J’ai trois avis de livres passionnants à faire mais je ne résiste pas à partager deux extraits d’une nouvelle de Thomas Mann que je suis en train de lire.
Un extrait sur le fait d’avoir trop de livres.
Il aimait à lire, poursuivant passionnément à travers les mots et les idées je ne sais quel instrument de délivrance. Mais jamais il ne s’était abandonné et perdu dans un livre, comme en un petit univers dans lequel on s’enferme et s’enfouit pour en aspirer l’âme jusqu’à la dernière syllabe. Les livres et les revues pleuvaient autour de lui, et chaque fois qu’il en ouvrait un la foule de ceux qui restaient à lire le sollicitait. Alors, il les faisait relier en maroquin écrasé, marqués d’une belle initiale. Somptueux et suffisants, ils remplissaient sa bibliothèque et alourdissaient sa vie d’un poids dont il ne parvenait pas à se libérer. (p. 38)
Un extrait sur le vide de certaines journées.

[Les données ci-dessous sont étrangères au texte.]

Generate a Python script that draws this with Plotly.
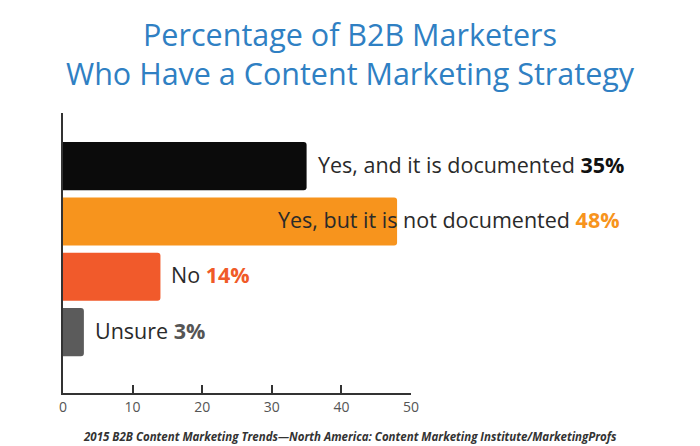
import plotly.graph_objects as go

categories = ["Yes, and it is documented", "Yes, but it is not documented", "No", "Unsure"]
values = [35, 48, 14, 3]
tick_values = [0, 10, 20, 30, 40, 50]
tick_labels = ["0", "10", "20", "30", "40", "50"]
title_lines = ["Percentage of B2B Marketers", "Who Have a Content Marketing Strategy"]
source_note = "2015 B2B Content Marketing Trends\u2014North America: Content Marketing Institute/MarketingProfs"

bar_colors = ["#0b0b0b", "#f7941d", "#f15a2b", "#5b5b5b"]
pct_colors = ["#111111", "#f7941d", "#f05a28", "#555555"]
label_shift = [9, -121, 9, 9]

W, H = 700, 446
L, R, T, B = 63, 289, 113, 53
PW, PH = W - L - R, H - T - B


def px_x(px):
    return (px - L) / PW


def px_y(py):
    return (H - B - py) / PH


positions = list(range(len(categories)))

fig = go.Figure()
fig.add_trace(go.Bar(
    x=values, y=positions, orientation="h",
    marker=dict(color=bar_colors, line=dict(width=0)),
    width=0.87, hoverinfo="skip",
))

annotations = []
for i, (cat, v) in enumerate(zip(categories, values)):
    annotations.append(dict(
        x=v, y=i, xref="x", yref="y", xanchor="left", yanchor="middle",
        xshift=label_shift[i], yshift=2, showarrow=False,
        text=f"{cat} <b><span style='color:{pct_colors[i]}'>{v}%</span></b>",
        font=dict(family="Open Sans", size=21.5, color="#2a2a2a"),
    ))

for line, cy in zip(title_lines, [34, 73]):
    annotations.append(dict(
        x=px_x(350), y=px_y(cy), xref="paper", yref="paper",
        xanchor="center", yanchor="middle", showarrow=False,
        text=line,
        font=dict(family="Open Sans", size=30.5, color="#2f80c3"),
    ))

annotations.append(dict(
    x=px_x(350), y=px_y(436), xref="paper", yref="paper",
    xanchor="center", yanchor="middle", showarrow=False,
    text=f"<b><i>{source_note}</i></b>",
    font=dict(family="Open Sans", size=11.5, color="#333333"),
))

fig.update_layout(
    width=W, height=H,
    margin=dict(l=L, r=R, t=T, b=B),
    paper_bgcolor="white", plot_bgcolor="white",
    showlegend=False,
    barcornerradius=3,
    xaxis=dict(
        range=[0, 50], tickvals=tick_values, ticktext=tick_labels,
        showgrid=False, zeroline=False, showline=True,
        linecolor="#333333", linewidth=2,
        ticks="inside", ticklen=8, tickwidth=2, tickcolor="#333333",
        tickfont=dict(family="Open Sans", size=14, color="#555555"),
        fixedrange=True,
    ),
    yaxis=dict(
        range=[4.1, -0.96], showgrid=False, zeroline=False,
        showline=True, linecolor="#333333", linewidth=2,
        showticklabels=False, ticks="", fixedrange=True,
    ),
    annotations=annotations,
)

fig.write_html(
    "out.html",
    config={"displayModeBar": False},
    post_script="document.body.style.margin='0';",
)
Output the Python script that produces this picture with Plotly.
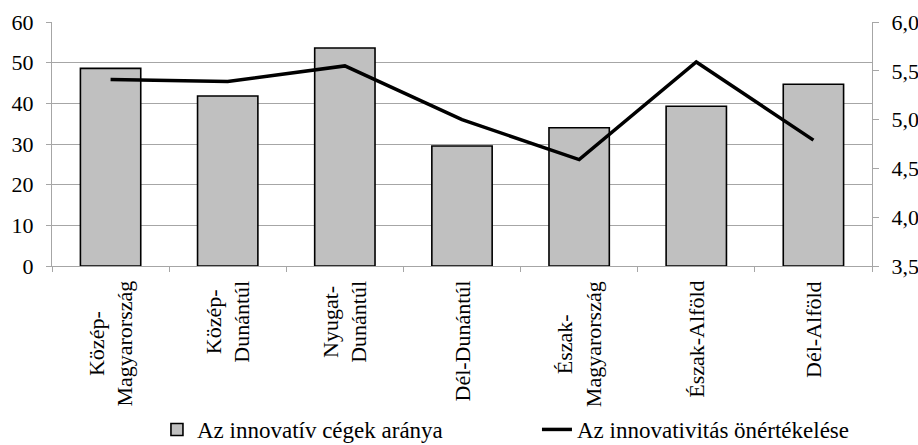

[…] parfois, il s’inquiétait vaguement et s’interrogeait sur ce qui véritablement importe. Alors il comprenait combien l’absence de tout but extérieur paralysait son être et le détachait de la vie… L’emploi du temps de la maison semblait avoir été ordonné avec le seul souci de mettre chaque jour en fuite le plus rapidement possible, en rendant insensible le passage des heures vides. Constamment s’annonçait le prochain repas. Pourtant, comme on dînait à 7 heures, les soirées traînaient un peu, mais les jours s’évanouissaient sans laisser de traces, ramenant promptement le retour des saisons. (p39-40)
Est-ce que vous avez lu déjà Thomas Mann ? Je trouve que sa langue est extraordinaire. Il dit à la fois l’époque, le temps, un mode de vie en seulement quelques phrases. Pourquoi dit-on que ses « gros livres » sont très très … trop longs ?
Références
Sans réservé suivi de Désordre de Thomas MANN – introduit par Jacques Brenner – traduit de l’allemand par ??? (Livre de poche, 2005)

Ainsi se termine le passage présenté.